Arguing that America's civil rights legislation contains sections that tacitly apologize for difference from the white, male, straight norm, Yoshino outlines a new paradigm for the field. The law, he says, should defend one's "right to say what one is," so that no one can be forced to "cover" their true self, at work or at home.
Autobiography is a major component of Covering. Though you are openly gay in your professional life as a Yale law professor, was this still, personally, a difficult book to write?
Extremely difficult, actually. I think that it was hardest for me because I was trying to break convention about how legal issues are written about. The style of the book is very unusual—a memoir in the service of an argument. I kept coming back to this idea that Nietzsche once had that all philosophy is ultimately unconscious biography. And given that the book is about the importance of honesty and authenticity, I thought I had to risk some of that on my own to properly prosecute the argument.
How would you define "covering" to someone who hasn't read your book?
Sometimes we're willing to articulate that we have an identity and willing to let that be broadly known—but we, nonetheless, make a huge effort to downplay it or mute it.

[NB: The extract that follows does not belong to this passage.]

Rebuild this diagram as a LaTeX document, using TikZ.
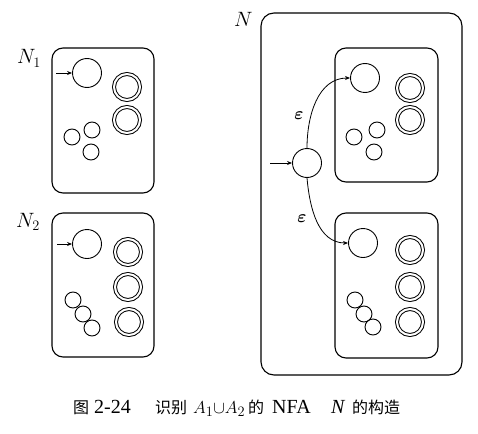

Coercion seems to be the key component.
Exactly. What I'm really concerned with is the covering demand, not the covering performance. Because, oftentimes, people are just being themselves. We should never assume that the African-American who isn't wearing cornrows is covering, because she may just not want to wear cornrows. But if she does wear cornrows, and the employer says, "don't do that," then I have a problem.
If you could spell out new legislation you would want written, what would it say?

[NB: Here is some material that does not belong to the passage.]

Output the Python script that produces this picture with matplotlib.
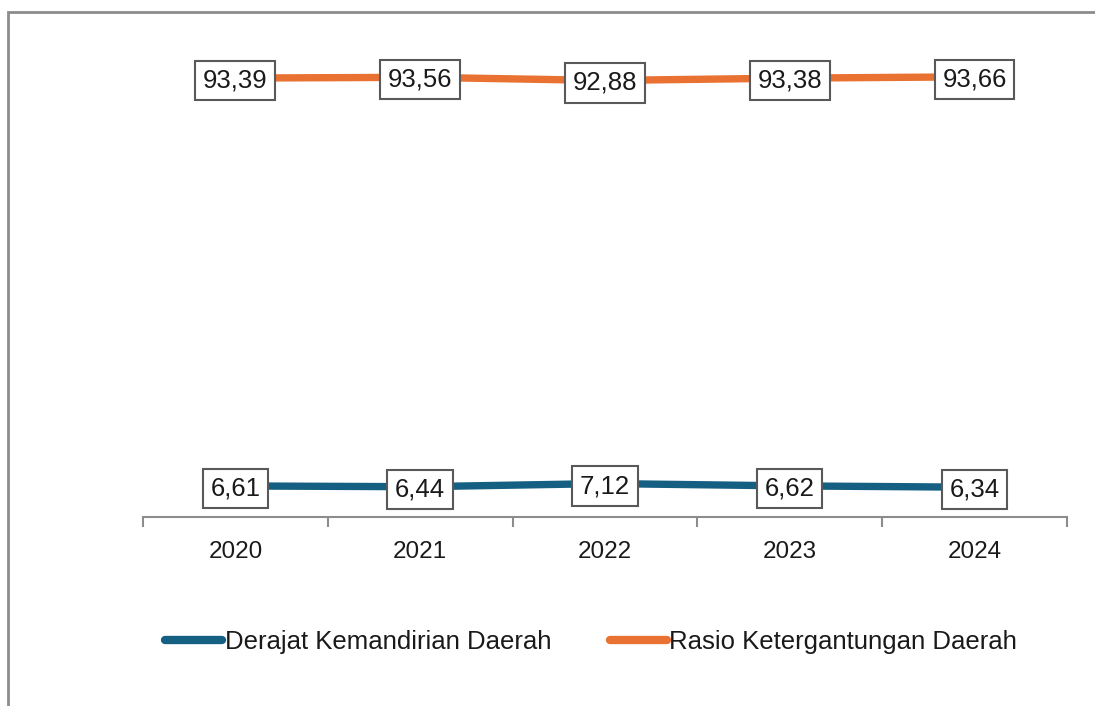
import matplotlib.pyplot as plt
from matplotlib.patches import Rectangle

# Data
years = ['2020', '2021', '2022', '2023', '2024']
derajat = [6.61, 6.44, 7.12, 6.62, 6.34]
rasio = [93.39, 93.56, 92.88, 93.38, 93.66]

blue = '#156082'
orange = '#E97132'

plt.rcParams['font.family'] = ['Liberation Sans', 'DejaVu Sans']

fig = plt.figure(figsize=(10.95, 7.06), dpi=100)
ax = fig.add_axes([0.1306, 0.2677, 0.8438, 0.6657])

x = list(range(len(years)))
ax.plot(x, derajat, color=blue, lw=5.3, solid_capstyle='round', label='Derajat Kemandirian Daerah', zorder=2)
ax.plot(x, rasio, color=orange, lw=5.3, solid_capstyle='round', label='Rasio Ketergantungan Daerah', zorder=2)

# value labels in boxes
for series in (derajat, rasio):
    for xi, v in zip(x, series):
        ax.text(xi, v, f'{v:.2f}'.replace('.', ','), ha='center', va='center_baseline',
                fontsize=18.5, color='#1a1a1a', zorder=3,
                bbox=dict(boxstyle='square,pad=0.3', fc='white', ec='#595959', lw=1.5))

ax.set_xlim(-0.5, 4.5)
ax.set_ylim(0, 100)
ax.set_xticks(x)
ax.set_xticklabels(years, fontsize=17.5, color='#1a1a1a')
ax.set_xticks([i - 0.5 for i in range(len(years) + 1)], minor=True)
ax.tick_params(axis='x', which='major', length=0, pad=17)
ax.tick_params(axis='x', which='minor', length=7, width=1.5, color='#8c8c8c', direction='out')
ax.set_yticks([])
for side in ('top', 'right', 'left'):
    ax.spines[side].set_visible(False)
ax.spines['bottom'].set_color('#8c8c8c')
ax.spines['bottom'].set_linewidth(1.5)

leg = fig.legend(loc='center', bbox_to_anchor=(0.540, 0.090), ncol=2, frameon=False,
                 fontsize=18.5, handlelength=2.2, handletextpad=0.1, columnspacing=2.3)
for line in leg.get_lines():
    line.set_linewidth(6)
for t in leg.get_texts():
    t.set_color('#1a1a1a')

# chart area border (left and top edges)
fig.patches.append(Rectangle((8 / 1095, -0.5), 2.0, 0.5 + (706 - 12) / 706,
                             transform=fig.transFigure, fill=False,
                             ec='#8c8c8c', lw=2))

fig.savefig('out.png', dpi=100)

[It]would first take note that many Americans today are exhausted with identity politics. I share, not the exhaustion, but the worry that we're increasingly spinning apart into these different identity groups, each clamoring for protection. I think the question is, "how do you adapt a progressive agenda for a pluralistic society?" My answer is that we should focus on the universal rights held by individuals, rather than an equality analysis that focuses on groups. [It] would focus more on what we all have in common as Americans, rather than what drives us apart.